Find the minimal and maximal value (if they exist) of ${\sqrt{\frac{a(b+c)}{b^2+c^2}}} +{\sqrt{\frac{b(a+c)}{a^2+c^2}}} +{\sqrt{\frac{c(b+a)}{b^2+a^2}}}$ if  are non-negative real numbers, such that at least two of them are positive. My attempts for the case where all variables are positive: I tried applying AM-GM on ${\sqrt{a(b+c)}} $ and etc. and then applying $b^2+c^2=>(b+c)^2/2$,but the inequality I received was false. I also tried rewriting $a(b+c)/(b^2+c^2)=(b/a+c/a)/((b/a)^2+(c/a)^2)$ and etc. and then letting $a/b=x$, $b/c=y$ and $c/a=z$ and etc but I was stuck from there. I also tried applying Cauchy Schwarz by squaring the whole expression.

Answer 1

For $c=0$ and $a=b=1$ we obtain a value $2$.

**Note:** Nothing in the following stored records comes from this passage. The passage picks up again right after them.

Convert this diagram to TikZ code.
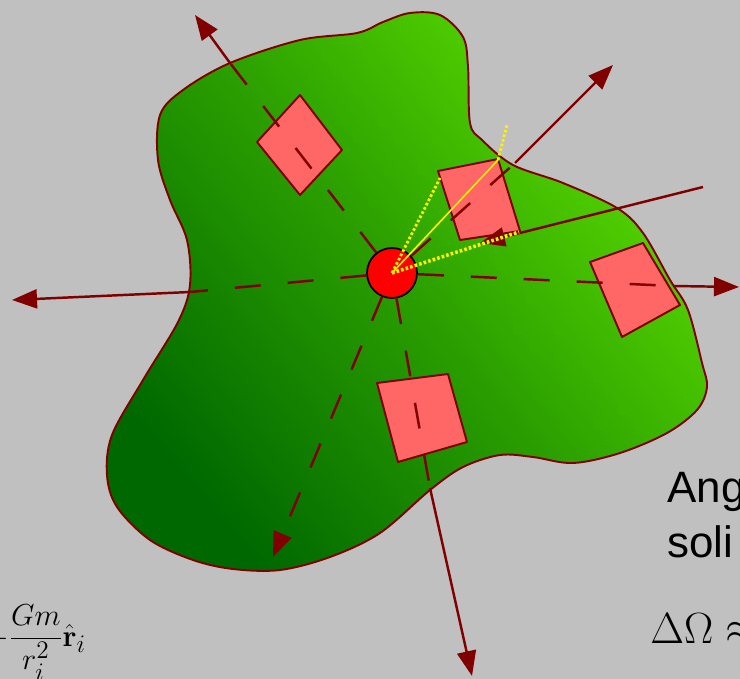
\documentclass[tikz,border=0pt]{standalone}
\usepackage{amsmath}
\usepackage[no-math]{fontspec}
\setmainfont{Liberation Sans}
\usepackage{xcolor}
\usetikzlibrary{arrows.meta,positioning}
\definecolor{bggray}{HTML}{C0C0C0}
\definecolor{maroon}{HTML}{800000}
\definecolor{tilered}{HTML}{FF6666}
\definecolor{darkgreen}{HTML}{006800}
\definecolor{midgreen}{HTML}{2A9E00}
\definecolor{lightgreen}{HTML}{5ADC00}
\tikzset{
  ray/.style={maroon, line width=1.4pt, -{Triangle[length=0.5cm,width=0.38cm]}},
  inray/.style={maroon, line width=1.4pt, dash pattern=on 0.52cm off 0.54cm},
  tile/.style={fill=tilered, draw=maroon, line width=1.1pt, line join=round},
  cone/.style={yellow, line width=0.9pt},
  dotcone/.style={yellow, line width=1.6pt, dash pattern=on 1.5pt off 1.2pt},
  ball/.style={circle, fill=red, draw=black, line width=1pt, minimum size=1cm, inner sep=0pt},
  label/.style={inner sep=0pt, anchor=base west, font=\fontsize{25}{30}\selectfont},
}

\begin{document}
\begin{tikzpicture}[x=0.02cm, y=-0.02cm]
  \useasboundingbox[fill=bggray] (0,0) rectangle (740,679);
  % the body
  \path[draw=maroon, line width=1.1pt, bottom color=darkgreen, top color=lightgreen,
        middle color=midgreen, shading angle=-50]
    plot[smooth cycle, tension=0.55] coordinates {
      (160,115) (183,90) (230,63) (300,40) (357,33) (383,22) (410,13) (440,15)
      (463,37) (468,67) (470,123) (482,140) (513,165) (563,183) (617,208)
      (643,233) (670,280) (688,310) (702,363) (707,387) (697,410) (667,433)
      (620,453) (573,463) (533,457) (500,455) (463,467) (430,490) (380,533)
      (330,557) (280,570) (233,569) (193,560) (150,540) (117,507) (107,475)
      (112,435) (143,380) (178,322) (190,285) (187,240) (170,200) (158,160)};
  % mass elements
  \draw[tile] (300,95) -- (342,150) -- (300,195) -- (257,142) -- cycle;
  \draw[tile] (590,262) -- (643,243) -- (680,305) -- (622,337) -- cycle;
  \draw[tile] (377,383) -- (448,374) -- (467,442) -- (398,462) -- cycle;
  \draw[tile] (438,171) -- (498,159) -- (520,231) -- (460,240) -- cycle;
  \coordinate (s2a) at (440,178);
  \coordinate (s2b) at (498,160);
  \coordinate (s2c) at (519,232);
  \coordinate (s2t) at (507,125);

  \node[ball] (C) at (392,273) {};

  % edge points and tips
  \coordinate (eW) at (190,292);   \coordinate (tW) at (12,300);
  \coordinate (eE) at (673,286);   \coordinate (tE) at (739,287);
  \coordinate (eNW) at (230,63);   \coordinate (tNW) at (195,15);
  \coordinate (eNE) at (515,163);  \coordinate (tNE) at (613,65);
  \coordinate (eS) at (430,488);   \coordinate (tS) at (472,676);
  \coordinate (tSW) at (273,557);
  \coordinate (sIn) at (703,187);  \coordinate (tIn) at (480,243);

  \draw[inray] (C) -- (eW);
  \draw[ray] (eW) -- (tW);
  \draw[inray] (C) -- (eE);
  \draw[ray] (eE) -- (tE);
  \draw[inray] (C) -- (eNW);
  \draw[ray] (eNW) -- (tNW);
  \draw[inray] (C) -- (eNE);
  \draw[ray] (eNE) -- (tNE);
  \draw[inray] (C) -- (eS);
  \draw[ray] (eS) -- (tS);
  \draw[inray, -{Triangle[length=0.5cm,width=0.38cm]}] (C) -- (tSW);
  \draw[ray] (sIn) -- (tIn);

  % solid angle
  \draw[dotcone] (C.center) -- (s2a);
  \draw[cone] (C.center) -- (s2b);
  \draw[dotcone] (s2b) -- (s2t);
  \draw[dotcone, line width=2pt] (C.center) -- (s2c);

  % texts
  \node[label] (ang) at (667,502) {Ang};
  \node[label] (soli) at (667,557) {soli};
  \node[label, font=\fontsize{23}{28}\selectfont] (domega) at (650,643) {$\Delta\Omega\approx$};
  \node[label, font=\fontsize{19}{23}\selectfont] (force) at (-15,646)
    {$-\dfrac{Gm}{r_i^2}\hat{\mathbf{r}}_i$};
\end{tikzpicture}
\end{document}
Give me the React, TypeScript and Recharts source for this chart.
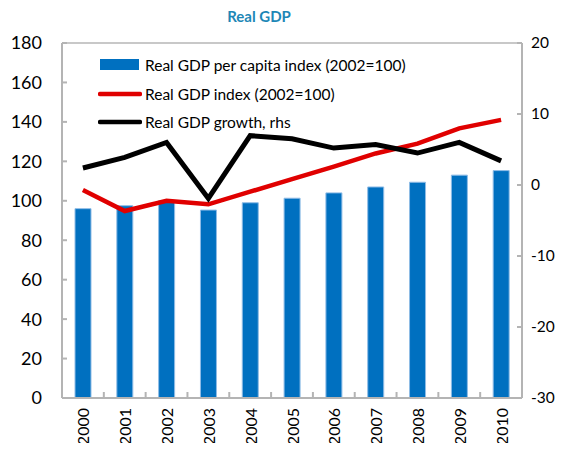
import React from 'react';
import { ComposedChart, Bar, Line, XAxis, YAxis, ReferenceLine } from 'recharts';

const years = ['2000', '2001', '2002', '2003', '2004', '2005', '2006', '2007', '2008', '2009', '2010'];
const perCapitaIndex = [96, 97.5, 100, 95.3, 99, 101.3, 104, 107, 109.4, 113, 115.3];
const gdpIndex = [105.5, 94.8, 100, 98.2, 104.6, 111, 117.3, 124, 129, 136.7, 141];
const gdpGrowth = [2.4, 3.9, 6.0, -1.9, 6.95, 6.5, 5.2, 5.7, 4.5, 6.0, 3.4];
const leftTicks = [0, 20, 40, 60, 80, 100, 120, 140, 160, 180];
const rightTicks = [-30, -20, -10, 0, 10, 20];

const legendItems = [
  { label: 'Real GDP per capita index (2002=100)', type: 'rect', color: '#0070C0' },
  { label: 'Real GDP index (2002=100)', type: 'line', color: '#E00000' },
  { label: 'Real GDP growth, rhs', type: 'line', color: '#000000' },
];

const data = years.map((y, i) => ({
  year: y,
  perCapita: perCapitaIndex[i],
  index: gdpIndex[i],
  growth: gdpGrowth[i],
}));

const FONT = 'Lato, "Open Sans", sans-serif';
const AXIS = '#B4B4B4';
const HALF_BAND = 460 / years.length / 2;

const XTick = (props: any) => {
  const { x, y, payload } = props;
  return (
    <g>
      <line x1={x + HALF_BAND} x2={x + HALF_BAND} y1={y - 1} y2={y - 6} stroke={AXIS} strokeWidth={2} />
      <text
        x={x}
        y={y + 10}
        transform={`rotate(-90, ${x}, ${y + 10})`}
        textAnchor="end"
        dominantBaseline="central"
        fontSize={16}
        fontFamily={FONT}
        fill="#000"
      >
        {payload.value}
      </text>
    </g>
  );
};

const RightTick = (props: any) => {
  const { x, y, payload } = props;
  return (
    <text x={x} y={y} dy="0.35em" textAnchor="start" fontSize={15.5} fontFamily={FONT} fill="#000">
      {payload.value}
    </text>
  );
};

const LegendBox = () => (
  <div style={{ position: 'absolute', left: 90, top: 43, fontFamily: FONT, fontSize: 15.5, color: '#000' }}>
    {legendItems.map((it) => (
      <div key={it.label} style={{ display: 'flex', alignItems: 'center', height: 28.5 }}>
        <svg width={44} height={14} style={{ marginRight: 3 }}>
          {it.type === 'rect' ? (
            <rect x={2} y={1} width={39} height={11} fill={it.color} />
          ) : (
            <line x1={2} x2={42} y1={7} y2={7} stroke={it.color} strokeWidth={4.5} strokeLinecap="round" />
          )}
        </svg>
        <span style={{ whiteSpace: 'nowrap' }}>{it.label}</span>
      </div>
    ))}
  </div>
);

export default function App() {
  return (
    <div style={{ position: 'relative', width: 555, height: 443, marginBottom: -8 }}>
      <div
        style={{
          position: 'absolute',
          left: 0,
          width: 502,
          top: -1,
          textAlign: 'center',
          fontFamily: FONT,
          fontWeight: 700,
          fontSize: 15,
          color: '#1E87B6',
        }}
      >
        Real GDP
      </div>
      <ComposedChart width={555} height={443} data={data} margin={{ top: 35, right: 0, bottom: 0, left: 0 }}>
        <XAxis
          dataKey="year"
          height={53}
          axisLine={{ stroke: AXIS, strokeWidth: 2 }}
          tickLine={false}
          tick={<XTick />}
          interval={0}
          tickSize={0}
          tickMargin={0}
        />
        <YAxis
          yAxisId="left"
          width={54}
          domain={[0, 180]}
          ticks={leftTicks}
          interval={0}
          axisLine={{ stroke: AXIS, strokeWidth: 2 }}
          tickLine={{ stroke: AXIS, strokeWidth: 2 }}
          tickSize={-5}
          tickMargin={25}
          tick={{ fontSize: 18, fontFamily: FONT, fill: '#000' }}
        />
        <YAxis
          yAxisId="right"
          orientation="right"
          width={41}
          domain={[-30, 20]}
          ticks={rightTicks}
          interval={0}
          axisLine={{ stroke: AXIS, strokeWidth: 2 }}
          tickLine={{ stroke: AXIS, strokeWidth: 2 }}
          tickSize={-5}
          tickMargin={14}
          tick={<RightTick />}
        />
        <ReferenceLine yAxisId="left" y={180} stroke="#C8C8C8" strokeWidth={2} />
        <Bar yAxisId="left" dataKey="perCapita" fill="#0070C0" stroke="#8FBCE6" strokeWidth={1} barSize={16} isAnimationActive={false} />
        <Line yAxisId="left" dataKey="index" stroke="#E00000" strokeWidth={4.5} dot={false} activeDot={false} isAnimationActive={false} />
        <Line yAxisId="right" dataKey="growth" stroke="#000000" strokeWidth={5} dot={false} activeDot={false} isAnimationActive={false} />
      </ComposedChart>
      <LegendBox />
    </div>
  );
}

We'll prove that it's a minimal value.

Indeed, by Holder: $$\left(\sum_{cyc}\sqrt{\frac{a(b+c)}{b^2+c^2}}\right)^2\sum_{cyc}\frac{a^2(b^2+c^2)}{b+c}\geq(a+b+c)^3.$$ Thus, it's enough to prove that: $$(a+b+c)^3\geq4\sum_{cyc}\frac{a^2(b^2+c^2)}{b+c},$$ which is obvious after full expanding: $$\sum_{sym}(a^5b-a^3b^3+5a^4bc+11a^3b^2c+5a^2b^2c^2)\geq0.$$

The maximal value does not exist

because for $b=c=1$ and $a\rightarrow+\infty$ our expression close to $+\infty$.

Answer 2

If $abc = 0,$ example $c = 0$ then $${\sqrt{\frac{a(b+c)}{b^2+c^2}}} +{\sqrt{\frac{b(c+a)}{c^2+a^2}}} +{\sqrt{\frac{c(b+a)}{b^2+a^2}}} =\sqrt{\frac ab}+\sqrt{\frac ba} \geqslant 2.$$ Equality occur when $a=b,\,c=0.$

If $abc > 0,$ using the AM-GM inequality, we have $${\sqrt{\frac{a(b+c)}{b^2+c^2}}} > {\sqrt{\frac{a(b+c)}{(b+c)^2}}} = \sqrt{\frac{a}{b+c}}=\frac{a}{\sqrt{a(b+c)}} > \frac{2a}{a+b+c}.$$ Therefore $${\sqrt{\frac{a(b+c)}{b^2+c^2}}} +{\sqrt{\frac{b(c+a)}{c^2+a^2}}} +{\sqrt{\frac{c(b+a)}{b^2+a^2}}} > \frac{2(a+b+c)}{a+b+c}=2.$$ So a minimal value is $2.$

Answer 3

We can prove that $2$ is a minimum value also by AM-GM: $$\sum_{cyc}\sqrt{\frac{a(b+c)}{b^2+c^2}}=\sum_{cyc}\frac{2a(b+c)}{2\sqrt{a(b+c)\cdot(b^2+c^2)}}\geq\sum_{cyc}\frac{2a(b+c)}{a(b+c)+b^2+c^2}.$$ Id est, it's enough to prove that: $$\sum_{cyc}\frac{a(b+c)}{a(b+c)+b^2+c^2}\geq1$$ or $$abc\sum_{cyc}\left(a^3+2a^2b+2a^2c+\frac{1}{3}abc\right)\geq0.$$ Done!